When it comes to the composition of the ballads, there are two types: one has stanzas of four lines each; the other has stanzas with two lines. Then there’s the refrain – omkved – which consists of one or more lines. If the two-line stanza is used, the refrain usually consists of two parts: the first part (mellomstev) comes after the first line, and the second part (etterstev) comes after the last line. Four-line stanzas usually only have the etterstev. The omkved is repeated after each stanza. Usually it expresses the main theme of the ballad, but other times it’s got nothing to do with the story at all (it can be about dancing, for example).

Lines or stanzas are also frequently repeated – three being the magic number, obviously. This is of course to make the ballads easier to remember, in the times before they were written down.

Rhyme is widely used in the ballads. There’s the good old alliteration, which was so widely used in Norse poetry, but also end rhyme. The two lines of the two-line stanza rhyme, and so do the second and fourth of the four-line stanza. However, this end rhyme is not completely the same as the end rhyme that’s used today – sometimes just assonance is used.
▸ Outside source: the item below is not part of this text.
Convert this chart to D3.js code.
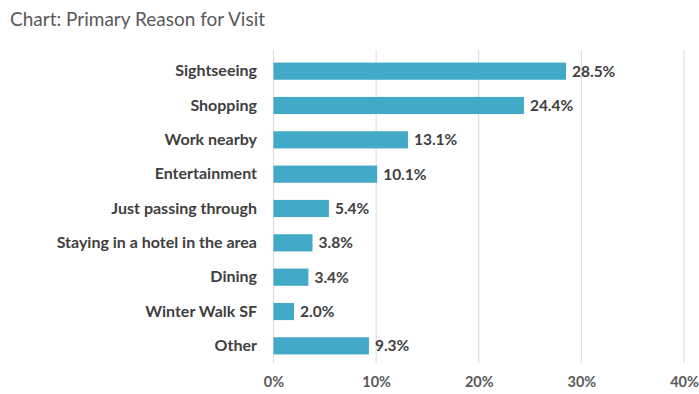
<!DOCTYPE html>
<html><head><meta charset="utf-8">
<script src="https://cdn.jsdelivr.net/npm/d3@7"></script>
<style>
html,body{margin:0;padding:0;background:#fff;}
svg{display:block;}
text{font-family:Lato,"Open Sans",sans-serif;}
</style></head>
<body>
<svg id="chart" width="699" height="394"></svg>
<script>
const categories = ["Sightseeing","Shopping","Work nearby","Entertainment","Just passing through","Staying in a hotel in the area","Dining","Winter Walk SF","Other"];
const values = [28.5,24.4,13.1,10.1,5.4,3.8,3.4,2.0,9.3];
const tickValues = [0,10,20,30,40];
const title = "Chart: Primary Reason for Visit";

const svg = d3.select("#chart");
const x = d3.scaleLinear().domain([0,40]).range([273.5,684]);
const y = d3.scaleBand().domain(categories).range([54,363]).paddingInner(0.5).paddingOuter(0.25);

svg.append("text").attr("x",10).attr("y",26).attr("fill","#595959")
  .style("font-size","19px").text(title);

// gridlines
svg.append("g").selectAll("line").data(tickValues).join("line")
  .attr("x1",d=>x(d)).attr("x2",d=>x(d)).attr("y1",50).attr("y2",363)
  .attr("stroke","#d9d9d9").attr("stroke-width",1);

// x axis labels
const xAxis = d3.axisBottom(x).tickValues(tickValues).tickFormat(d=>d+"%").tickSize(0).tickPadding(0);
const gx = svg.append("g").attr("transform","translate(0,377)").call(xAxis);
gx.select(".domain").remove();
gx.selectAll("text").attr("fill","#595959").style("font-size","14.5px").style("font-weight","bold")
  .style("font-family","Lato,'Open Sans',sans-serif");

// y axis labels
const yAxis = d3.axisLeft(y).tickSize(0).tickPadding(0);
const gy = svg.append("g").attr("transform","translate(257,0)").call(yAxis);
gy.select(".domain").remove();
gy.selectAll("text").attr("fill","#404040").style("font-size","16px").style("font-weight","bold")
  .style("font-family","Lato,'Open Sans',sans-serif");

// bars
svg.append("g").selectAll("rect").data(categories).join("rect")
  .attr("x",x(0)).attr("y",d=>y(d)).attr("height",y.bandwidth())
  .attr("width",(d,i)=>x(values[i])-x(0)).attr("fill","#42a9c6");

// value labels
svg.append("g").selectAll("text").data(categories).join("text")
  .attr("x",(d,i)=>x(values[i])+6).attr("y",d=>y(d)+y.bandwidth()/2).attr("dy","0.35em")
  .attr("fill","#404040").style("font-size","15.5px").style("font-weight","bold")
  .text((d,i)=>values[i].toFixed(1)+"%");
</script>
</body></html>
I’ve translated a few ballads for my online friend, I’ll see if I can dig up those files from the incredible mess that is ‘My Documents’. I’ll see if I can translate and write a commentary for at least one ballad from each category.

There is a great website, here, which lists all the different ballads (it’s all in Norwegian though). They’re currently busy adding sound files (“Ballader med noteoppskrift og lyd), but there’s only one song there at the moment. If you go to the website of the Norwegian folk-rock band Gåte, here, you can find a few videos and sound files (or search for them on youtube). They’re really great – one of my favourite bands :)

Also, thank your book recommendations. I’ve decided to wait a while before I buy the Nibelungenlied (I’ll see if I can find a Dutch version this summer), and I’ll probably buy Redwall for my brother - someone recommended it to me and it sounded as something he'd like.

Okay, time for homework. Someone thought it was a good idea to have a three-hour physics test on Tuesday. Hmm… or maybe I’ll just read a bit first. Dad gave me a book about the history of the Roman Empire, made up of different texts by various Roman and Greek historians. Great stuff. Highly addictive though, and full of plotbunnies.

And, some cool book news: The Children of Húrin, by JRR Tolkien, will be released on Tuesday. They've made a trailer of it too. I've watched it about twenty times already, and preordered my copy yesterday (along with 15 other books... I think I need a new bookshelf soon).